INFORMATION SHOWN:
· · ·

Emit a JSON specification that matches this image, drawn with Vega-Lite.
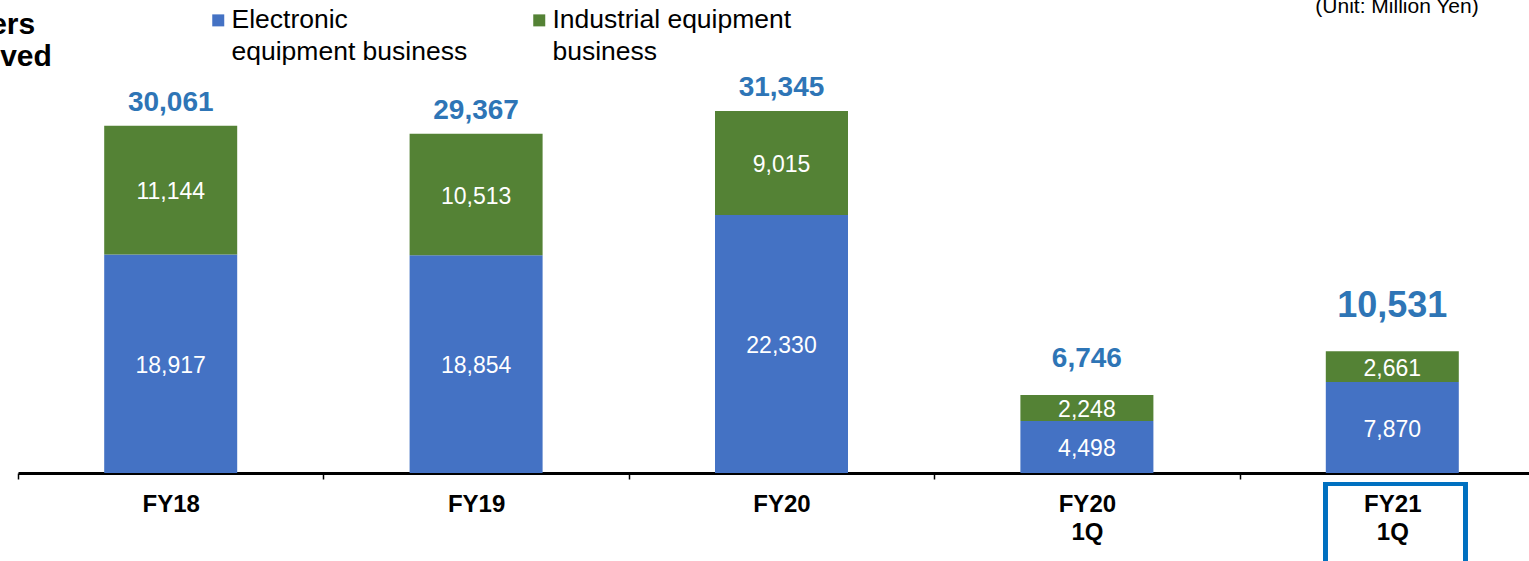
{
  "$schema": "https://vega.github.io/schema/vega-lite/v6.json",
  "width": 1511,
  "height": 462,
  "autosize": {"type": "none"},
  "padding": {"left": 18, "top": 11, "right": 0, "bottom": 88},
  "config": {"font": "Liberation Sans", "view": {"stroke": null}},
  "title": {
    "text": ["Orders", "Received"],
    "anchor": "start",
    "align": "center",
    "orient": "top",
    "frame": "group",
    "dx": -32,
    "dy": 77,
    "offset": 0,
    "baseline": "top",
    "fontSize": 30,
    "fontWeight": "bold",
    "lineHeight": 32,
    "color": "#000000"
  },
  "data": {
    "values": [
      {"period": "FY18", "series": "Electronic equipment business", "value": 18917},
      {"period": "FY18", "series": "Industrial equipment business", "value": 11144},
      {"period": "FY19", "series": "Electronic equipment business", "value": 18854},
      {"period": "FY19", "series": "Industrial equipment business", "value": 10513},
      {"period": "FY20", "series": "Electronic equipment business", "value": 22330},
      {"period": "FY20", "series": "Industrial equipment business", "value": 9015},
      {"period": "FY20 1Q", "series": "Electronic equipment business", "value": 4498},
      {"period": "FY20 1Q", "series": "Industrial equipment business", "value": 2248},
      {"period": "FY21 1Q", "series": "Electronic equipment business", "value": 7870},
      {"period": "FY21 1Q", "series": "Industrial equipment business", "value": 2661}
    ]
  },
  "encoding": {
    "x": {
      "field": "period",
      "type": "nominal",
      "sort": ["FY18", "FY19", "FY20", "FY20 1Q", "FY21 1Q"],
      "scale": {"range": [0, 1527], "paddingInner": 0, "paddingOuter": 0},
      "axis": {
        "title": "(Unit: Million Yen)",
        "titleX": 1378.5,
        "titleY": -461,
        "titleAlign": "center",
        "titleBaseline": "alphabetic",
        "titleFontSize": 21,
        "titleFontWeight": "normal",
        "titleColor": "#000000",
        "domainColor": "#000000",
        "domainWidth": 3,
        "tickColor": "#000000",
        "tickWidth": 1.5,
        "tickSize": 6,
        "tickOffset": -152.75,
        "labelOffset": 152.75,
        "labelAngle": 0,
        "labelFontSize": 24,
        "labelFontWeight": "bold",
        "labelColor": "#000000",
        "labelBaseline": "top",
        "labelLineHeight": 28,
        "labelPadding": 13,
        "labelExpr": "split(datum.label, ' ')",
        "grid": false
      }
    }
  },
  "layer": [
    {
      "mark": {"type": "bar", "width": 133},
      "encoding": {
        "y": {
          "field": "value",
          "type": "quantitative",
          "stack": "zero",
          "scale": {"domain": [0, 40000], "nice": false},
          "axis": null
        },
        "color": {
          "field": "series",
          "type": "nominal",
          "scale": {
            "domain": ["Electronic equipment business", "Industrial equipment business"],
            "range": ["#4472C4", "#548235"]
          },
          "legend": {
            "orient": "none",
            "legendX": 187,
            "legendY": -4,
            "direction": "horizontal",
            "title": null,
            "padding": 0,
            "symbolType": "square",
            "symbolSize": 144,
            "symbolStrokeWidth": 0,
            "symbolOpacity": 1,
            "labelFontSize": 26.5,
            "labelColor": "#000000",
            "labelOffset": 0,
            "labelLimit": 400,
            "labelBaseline": "top",
            "columnPadding": 58,
            "labelExpr": "datum.label == 'Electronic equipment business' ? ['Electronic', 'equipment business'] : ['Industrial equipment', 'business']",
            "encode": {
              "labels": {
                "update": {
                  "lineHeight": {"value": 32},
                  "dy": {"value": -13}
                }
              }
            }
          }
        },
        "order": {"field": "series", "sort": "ascending"}
      }
    },
    {
      "transform": [
        {"stack": "value", "groupby": ["period"], "sort": [{"field": "series", "order": "ascending"}], "as": ["v0", "v1"]},
        {"calculate": "(datum.v0 + datum.v1) / 2", "as": "mid"}
      ],
      "mark": {"type": "text", "color": "#FFFFFF", "fontSize": 23, "baseline": "middle", "dy": 2},
      "encoding": {
        "y": {"field": "mid", "type": "quantitative", "axis": null},
        "text": {"field": "value", "type": "quantitative", "format": ","}
      }
    },
    {
      "transform": [{"filter": "datum.period == 'FY18' || datum.period == 'FY19' || datum.period == 'FY20'"}],
      "mark": {"type": "text", "color": "#2E75B6", "fontSize": 28, "fontWeight": "bold", "baseline": "alphabetic", "dy": -15},
      "encoding": {
        "y": {"aggregate": "sum", "field": "value", "type": "quantitative", "axis": null},
        "text": {"aggregate": "sum", "field": "value", "type": "quantitative", "format": ","}
      }
    },
    {
      "transform": [{"filter": "datum.period == 'FY20 1Q'"}],
      "mark": {"type": "text", "color": "#2E75B6", "fontSize": 28, "fontWeight": "bold", "baseline": "alphabetic", "dy": -28},
      "encoding": {
        "y": {"aggregate": "sum", "field": "value", "type": "quantitative", "axis": null},
        "text": {"aggregate": "sum", "field": "value", "type": "quantitative", "format": ","}
      }
    },
    {
      "transform": [{"filter": "datum.period == 'FY21 1Q'"}],
      "mark": {"type": "text", "color": "#2E75B6", "fontSize": 36, "fontWeight": "bold", "baseline": "alphabetic", "dy": -34},
      "encoding": {
        "y": {"aggregate": "sum", "field": "value", "type": "quantitative", "axis": null},
        "text": {"aggregate": "sum", "field": "value", "type": "quantitative", "format": ","}
      }
    },
    {
      "mark": {"type": "bar", "width": 140, "xOffset": 3, "fill": "transparent", "stroke": "#0070C0", "strokeWidth": 4},
      "encoding": {
        "x": {"datum": "FY21 1Q"},
        "y": {"datum": -952, "axis": null},
        "y2": {"datum": -7900}
      }
    }
  ]
}
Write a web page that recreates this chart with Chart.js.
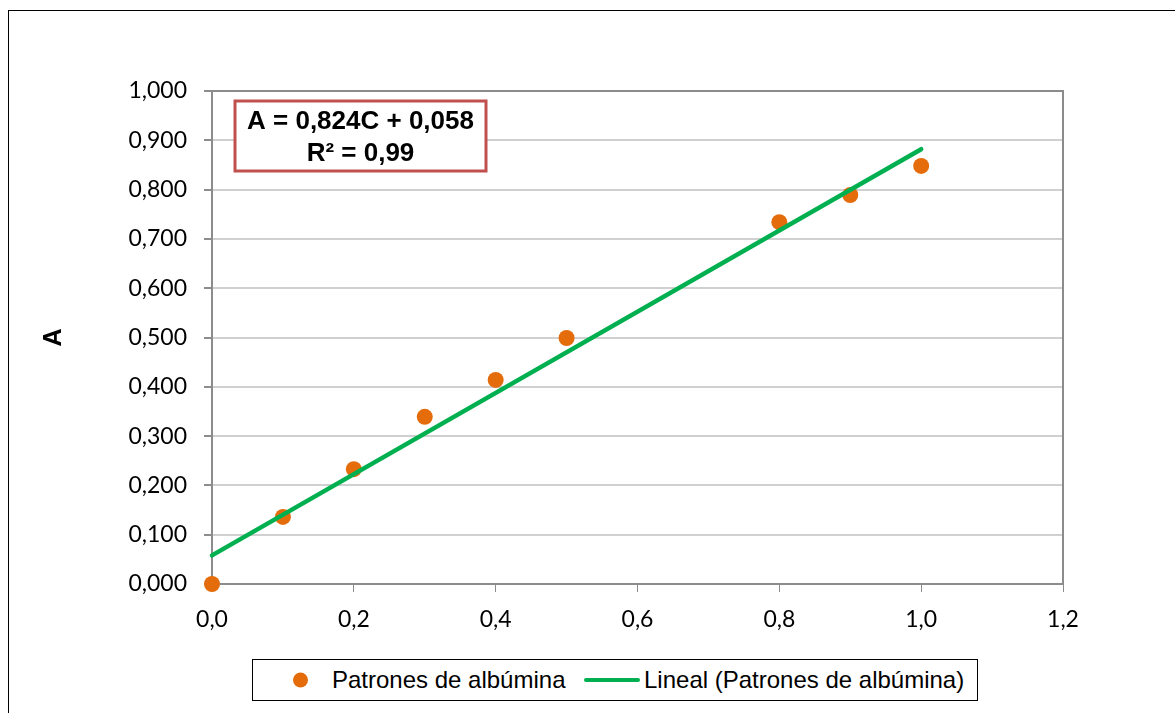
<!DOCTYPE html>
<html>
<head>
<meta charset="utf-8">
<script src="https://cdn.jsdelivr.net/npm/chart.js@4"></script>
<style>
  body { margin: 0; background: #fff; }
  #wrap { position: relative; width: 1175px; height: 713px; }
  #leyenda {
    position: absolute; left: 252px; top: 659px; width: 726px; height: 42px;
    border: 1px solid #000; box-sizing: border-box; background: #fff;
    font-family: "Liberation Sans", Arial, sans-serif; font-size: 24px; color: #000;
  }
  #leyenda span { position: absolute; top: 50%; transform: translateY(-50%); white-space: nowrap; }
</style>
</head>
<body>
<div id="wrap">
  <canvas id="grafico" width="1175" height="713"></canvas>
  <div id="leyenda"></div>
</div>
<script>
// datos de la curva de calibracion
const concentracion = [0.0, 0.1, 0.2, 0.3, 0.4, 0.5, 0.8, 0.9, 1.0];
const absorbancia = [0.000, 0.136, 0.233, 0.339, 0.414, 0.499, 0.734, 0.789, 0.848];
// linea de tendencia (A = 0,824C + 0,058)
const lineaX = [0.0, 1.0];
const lineaY = [0.058, 0.882];
const xTickLabels = ['0,0', '0,2', '0,4', '0,6', '0,8', '1,0', '1,2'];
const yTickLabels = ['0,000', '0,100', '0,200', '0,300', '0,400', '0,500', '0,600', '0,700', '0,800', '0,900', '1,000'];
const ecuacion = ['A = 0,824C + 0,058', 'R² = 0,99'];

const naranja = '#E46C0A';
const verde = '#00B050';
const gris = '#8c8c8c';

// borde exterior + borde del area de trazado + cuadro de la ecuacion
const extras = {
    id: 'extras',
    beforeDatasetsDraw(chart) {
        const {ctx, chartArea: a} = chart;
        ctx.save();
        ctx.strokeStyle = gris;
        ctx.lineWidth = 2;
        ctx.strokeRect(a.left, a.top, a.right - a.left, a.bottom - a.top);
        ctx.restore();
    },
    afterDraw(chart) {
        const {ctx, chartArea: a} = chart;
        ctx.save();
        ctx.strokeStyle = '#000';
        ctx.lineWidth = 1;
        ctx.strokeRect(8.5, 10.5, 1200, 800);

        // cuadro ecuacion
        const bx = a.left + 23, by = a.top + 10, bw = 251, bh = 70;
        ctx.fillStyle = '#fff';
        ctx.fillRect(bx, by, bw, bh);
        ctx.strokeStyle = '#C0504D';
        ctx.lineWidth = 3;
        ctx.strokeRect(bx, by, bw, bh);
        ctx.fillStyle = '#000';
        ctx.font = 'bold 26px "Liberation Sans", Arial, sans-serif';
        ctx.textAlign = 'center';
        ctx.textBaseline = 'middle';
        ctx.fillText(ecuacion[0], bx + bw / 2, by + 21);
        ctx.fillText(ecuacion[1], bx + bw / 2, by + 53);
        ctx.restore();
    }
};

const chart = new Chart(document.getElementById('grafico'), {
    type: 'scatter',
    data: {
        datasets: [{
            label: 'Patrones de albúmina',
            data: concentracion.map((x, i) => ({x: x, y: absorbancia[i]})),
            backgroundColor: naranja,
            borderColor: naranja,
            borderWidth: 0,
            pointRadius: 8,
            pointHoverRadius: 8,
            clip: false,
            order: 1
        }, {
            label: 'Lineal (Patrones de albúmina)',
            data: lineaX.map((x, i) => ({x: x, y: lineaY[i]})),
            showLine: true,
            borderColor: verde,
            backgroundColor: verde,
            borderWidth: 4.5,
            borderCapStyle: 'round',
            pointRadius: 0,
            clip: false,
            order: 0
        }]
    },
    options: {
        responsive: false,
        animation: false,
        layout: { padding: { top: 91, right: 112, bottom: 0, left: 0 } },
        plugins: {
            legend: { display: false },
            tooltip: { enabled: false }
        },
        scales: {
            x: {
                type: 'linear',
                min: 0,
                max: 1.2,
                afterFit(s) { s.height = 129; },
                afterBuildTicks(s) { s.ticks = xTickLabels.map((t, i) => ({value: i * 0.2})); },
                ticks: {
                    callback: (v, i) => xTickLabels[i],
                    color: '#000',
                    padding: 14,
                    maxRotation: 0,
                    font: { family: 'Lato', size: 23 }
                },
                grid: { drawOnChartArea: false, tickLength: 8, color: gris, lineWidth: 1 },
                border: { color: gris, width: 2 }
            },
            y: {
                min: 0,
                max: 1,
                afterFit(s) { s.width = 212; },
                afterBuildTicks(s) { s.ticks = yTickLabels.map((t, i) => ({value: i * 0.1})); },
                ticks: {
                    callback: (v, i) => yTickLabels[i],
                    color: '#000',
                    padding: 17,
                    font: { family: 'Lato', size: 23 }
                },
                grid: { color: '#d0d0d0', tickColor: gris, tickLength: 8, lineWidth: 2 },
                border: { color: gris, width: 2 },
                title: {
                    display: true,
                    text: 'A',
                    color: '#000',
                    font: { family: '"Liberation Sans", Arial, sans-serif', size: 25, weight: 'bold' },
                    padding: { top: 39, bottom: 0 }
                }
            }
        }
    },
    plugins: [extras]
});

// leyenda en html, a partir de los datasets
const leyenda = document.getElementById('leyenda');
const ds = chart.data.datasets;
leyenda.innerHTML =
    '<span style="left:40px;width:15px;height:15px;border-radius:50%;background:' + ds[0].backgroundColor + '"></span>' +
    '<span style="left:79px">' + ds[0].label + '</span>' +
    '<span style="left:331px;width:56px;height:4px;border-radius:2px;background:' + ds[1].borderColor + '"></span>' +
    '<span style="left:391px">' + ds[1].label + '</span>';
</script>
</body>
</html>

· · ·

WRITTEN INSTRUCTION:
Return a copy of every line that includes the word "with".

THE OUTPUT:
Emit a JSON specification that matches this image, drawn with Vega-Lite.
Write a web page that recreates this chart with Chart.js.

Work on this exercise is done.